Well, I've been in the same situation. I was planning on selling my 360 and sold off my 360 wifi adapter first. Then I decided to keep the 360, but I didn't feel like springing for another $99 360 adapter or buying a used one of eBay.
I bought a second Linksys WRT54GL, installed Tomato firmware, and configured WDS on both routers. Only one of them acts as an access point, router, and gateway. The one the 360 is attached to is just a bridge.
I could have used standard wireless bridging too if you want. Whether you choose wireless bridging or WDS, the router you buy has to support it or third party firmware that does has to be available for that model. I believe they both have pros and cons so you'll want to look into that if you choose this method. I know one of WDS' cons is that on the bridged side you get half the normal 54G throughput. In my case with the 360, this doesn't matter because it doesn't access anything on my LAN and only uses the Internet, which is much slower than half of 54G anyway so the WDS bridge itself isn't a bottleneck for me.

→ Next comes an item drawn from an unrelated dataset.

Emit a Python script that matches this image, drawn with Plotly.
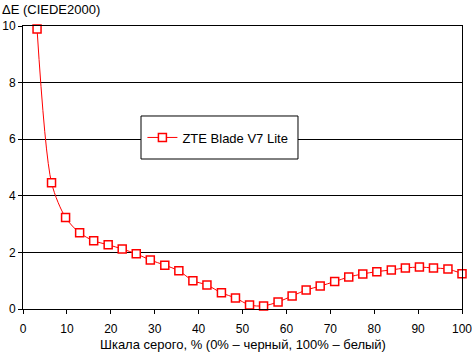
import plotly.graph_objects as go

grey_pct = [3.2, 6.5, 9.7, 12.9, 16.1, 19.4, 22.6, 25.8, 29.0, 32.3, 35.5, 38.7,
            41.9, 45.2, 48.4, 51.6, 54.8, 58.1, 61.3, 64.5, 67.7, 71.0, 74.2,
            77.4, 80.6, 83.9, 87.1, 90.3, 93.5, 96.8, 100.0]
delta_e = [9.89, 4.46, 3.23, 2.69, 2.41, 2.27, 2.12, 1.95, 1.73, 1.55, 1.35, 1.00,
           0.85, 0.57, 0.39, 0.14, 0.11, 0.25, 0.46, 0.67, 0.81, 0.97, 1.13,
           1.24, 1.32, 1.38, 1.45, 1.48, 1.45, 1.41, 1.25]
series_name = "ZTE Blade V7 Lite"
x_ticks = list(range(0, 101, 10))
y_ticks = list(range(0, 11, 2))

FONT = "Liberation Sans, Arial, sans-serif"
FS = 13
TICK_FS = 12

fig = go.Figure()
fig.add_trace(go.Scatter(
    x=grey_pct, y=delta_e, name=series_name, mode="lines+markers",
    line=dict(color="#ff0000", width=1, shape="spline", smoothing=0.8),
    marker=dict(symbol="square", size=8, color="white",
                line=dict(color="#ff0000", width=1.5)),
    cliponaxis=False,
))

fig.update_layout(
    width=472, height=352,
    margin=dict(l=23, r=10, t=26, b=43),
    paper_bgcolor="white", plot_bgcolor="white",
    font=dict(family=FONT, size=FS, color="black"),
    showlegend=True,
    legend=dict(x=0.272, xanchor="left", y=0.606, yanchor="middle",
                bgcolor="rgba(0,0,0,0)", borderwidth=0,
                font=dict(family=FONT, size=FS, color="black")),
    shapes=[dict(type="rect", xref="paper", yref="paper",
                 x0=0.2688, x1=0.6264, y0=0.530, y1=0.682,
                 line=dict(color="black", width=1), fillcolor="white",
                 layer="above")],
    annotations=[
        dict(text="ΔE (CIEDE2000)", xref="paper", yref="paper",
             x=-23/439, y=1 + 26/283, xanchor="left", yanchor="top",
             showarrow=False, font=dict(family=FONT, size=FS, color="black")),
        dict(text="Шкала серого, % (0% – черный, 100% – белый)",
             xref="paper", yref="paper", x=0.5, y=-35/283,
             xanchor="center", yanchor="middle", showarrow=False,
             font=dict(family=FONT, size=FS, color="black")),
    ],
)
fig.update_xaxes(range=[0, 100], tickvals=x_ticks, showgrid=False,
                 showline=True, linecolor="black", linewidth=1, mirror=True,
                 ticks="outside", ticklen=4, tickcolor="black", zeroline=False,
                 tickfont=dict(family=FONT, size=TICK_FS, color="black"),
                 ticklabeloverflow="allow", ticklabelstandoff=5,
                 fixedrange=True, automargin=False)
fig.update_yaxes(range=[0, 10], tickvals=y_ticks, showgrid=True,
                 gridcolor="black", gridwidth=1,
                 showline=True, linecolor="black", linewidth=1, mirror=True,
                 ticks="outside", ticklen=4, tickcolor="black", zeroline=False,
                 tickfont=dict(family=FONT, size=TICK_FS, color="black"),
                 ticklabeloverflow="allow",
                 fixedrange=True, automargin=False)

fig.write_html("out.html")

A note about WDS: From what I understand, it does not support WPA2, only WPA. I haven't looked deeply into it; it could simply be a limitation of the Tomato firmware I use. In any case, I believe that WPA+AES is highly secure as long as you use a long passphrase.
All this said, the best solution is always wired. I haven't had any problems at all with this configuration, but if I had the time, skill, money, and patience I would run some CAT5e around.